= Judith Moncrieff =

Judith Jean Moncrieff (1941–2001), born in San Francisco, California, was a digital artist and a founding member of the innovative group, Unique Editions, five internationally known artists who speak to issues, processes, corporate involvement in the arts, hardware and software issues and how substrate companies may best work with digital artists and corporations dealing with this subject. They give workshops, lectures and presentations in galleries, museums, colleges and universities around the world. They presented their work and had the artwork accessed by the National Museum of American Art/Smithsonian. Moncrieff has received a medal from the Smithsonian Institution for this work in the innovation of art and technology, and her work is still currently held by the Smithsonian. She has recently added networking and experimental work with various corporations in all areas of printing and technology.

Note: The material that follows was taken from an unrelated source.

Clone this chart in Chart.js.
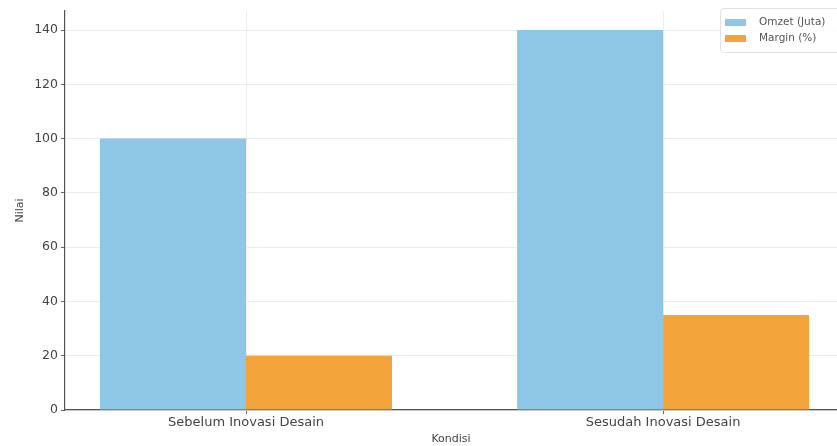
<!DOCTYPE html>
<html>
<head>
<meta charset="utf-8">
<script src="https://cdn.jsdelivr.net/npm/chart.js@4.4.1/dist/chart.umd.min.js"></script>
<style>
  html, body { margin: 0; padding: 0; background: #fff; overflow: hidden; }
  #wrap { width: 837px; height: 446px; }
</style>
</head>
<body>
<div id="wrap"><canvas id="grafico"></canvas></div>
<script>
// data
const kondisi = ['Sebelum Inovasi Desain', 'Sesudah Inovasi Desain'];
const posisi = [0, 1];
const omzet = [100, 140];
const margin = [20, 35];
const yTicks = [0, 20, 40, 60, 80, 100, 120, 140];

const biru = '#8ec6e6';
const oranye = '#f2a33a';

// legenda kecil di pojok kanan atas (seperti matplotlib)
const legendaDalam = {
  id: 'legendaDalam',
  afterDraw(chart) {
    const ctx = chart.ctx;
    const area = chart.chartArea;
    const x = area.right - 117, y = area.top - 3;
    ctx.save();
    ctx.fillStyle = 'rgba(255,255,255,0.85)';
    ctx.strokeStyle = '#e2e2e2';
    ctx.lineWidth = 1;
    ctx.beginPath();
    ctx.roundRect(x + 0.5, y + 0.5, 125, 44, 3);
    ctx.fill();
    ctx.stroke();
    ctx.font = '10.5px "DejaVu Sans"';
    ctx.textBaseline = 'middle';
    chart.data.datasets.forEach((ds, i) => {
      const yy = y + 14 + i * 16;
      ctx.fillStyle = ds.backgroundColor;
      ctx.fillRect(x + 5, yy - 3, 21, 7);
      ctx.fillStyle = '#555';
      ctx.fillText(ds.label, x + 39, yy);
    });
    ctx.restore();
  }
};

const ctx = document.getElementById('grafico').getContext('2d');
new Chart(ctx, {
  type: 'bar',
  data: {
    datasets: [
      { label: 'Omzet (Juta)', data: posisi.map((p, i) => ({ x: p, y: omzet[i] })), backgroundColor: biru },
      { label: 'Margin (%)', data: posisi.map((p, i) => ({ x: p, y: margin[i] })), backgroundColor: oranye }
    ]
  },
  options: {
    responsive: true,
    maintainAspectRatio: false,
    animation: false,
    categoryPercentage: 0.7,
    barPercentage: 1.0,
    layout: { padding: { top: 11, right: 0, left: 0, bottom: 0 } },
    plugins: {
      legend: { display: false },
      tooltip: { enabled: false }
    },
    scales: {
      x: {
        type: 'linear',
        offset: false,
        min: -0.434,
        max: 1.417,
        afterBuildTicks: s => { s.ticks = posisi.map(v => ({ value: v })); },
        afterFit: s => { s.height = 36; },
        ticks: {
          callback: v => kondisi[posisi.indexOf(v)] || '',
          color: '#444',
          font: { family: 'DejaVu Sans', size: 13 },
          padding: 1,
          maxRotation: 0,
          autoSkip: false
        },
        grid: { offset: false, color: '#ececec', tickColor: '#666', tickLength: 4 },
        border: { color: '#555', width: 1.2 },
        title: {
          display: true,
          text: 'Kondisi',
          color: '#444',
          font: { family: 'DejaVu Sans', size: 11 },
          padding: { top: 0, bottom: 0 }
        }
      },
      y: {
        min: 0,
        max: 147,
        afterBuildTicks: s => { s.ticks = yTicks.map(v => ({ value: v })); },
        afterFit: s => { s.width = 65; },
        ticks: {
          color: '#444',
          font: { family: 'DejaVu Sans', size: 12.5 },
          padding: 3
        },
        grid: { color: '#ececec', tickColor: '#666', tickLength: 4 },
        border: { color: '#555', width: 1.2 },
        title: {
          display: true,
          text: 'Nilai',
          color: '#444',
          font: { family: 'DejaVu Sans', size: 11 },
          padding: { top: 14, bottom: 0 }
        }
      }
    }
  },
  plugins: [legendaDalam]
});
</script>
</body>
</html>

As part of this search for technological futurism, Moncrieff had become an active member of the International Association of Fine Art Digital Printmakers.

Moncrieff coined the term "Tradigital Art" in the early 1990s during her tenure at Tradigital Fine Art as a principal artist alongside Helen Golden. They traveled and taught to artists, curators, educators and the public and workshops were held frequently and exhibits of their work are shown internationally. Her work and ideas are widely published. She also worked at the National Gallery of Art including showing how art equipment was used.

More recently, Moncrieff created a series known as the Wyndstone Collection while in the HIX Corporation booth at the SGIA Conference in Kansas City, MO. The collection was printed by Indigo, transferred by Wyndstone Heat Transfer Papers onto cloth, and other experimental papers, and was created on the Intergraph Workstation. In May 1999, the Wyndstone Collection will be shown in a special exhibit at the Javits Convention Center in New York City. Moncrieff's work is being shown internationally and is now showing in the United Kingdom and Russia in 1998 and 1999. Her work has been exhibited in the A.I.R. Gallery in New York and the Dimock Gallery in Washington, DC, and is in the main Library at George Washington University in Washington, DC. Her work has also been chosen for the permanent print collection at the Portland Art Museum and the Lloyd Reynolds collection at the Portland Art Museum. Her design work has won awards in the Print magazine, Print National Awards and American Corporate Identity. It has also been shown in the HOW and Step-by-Step magazines.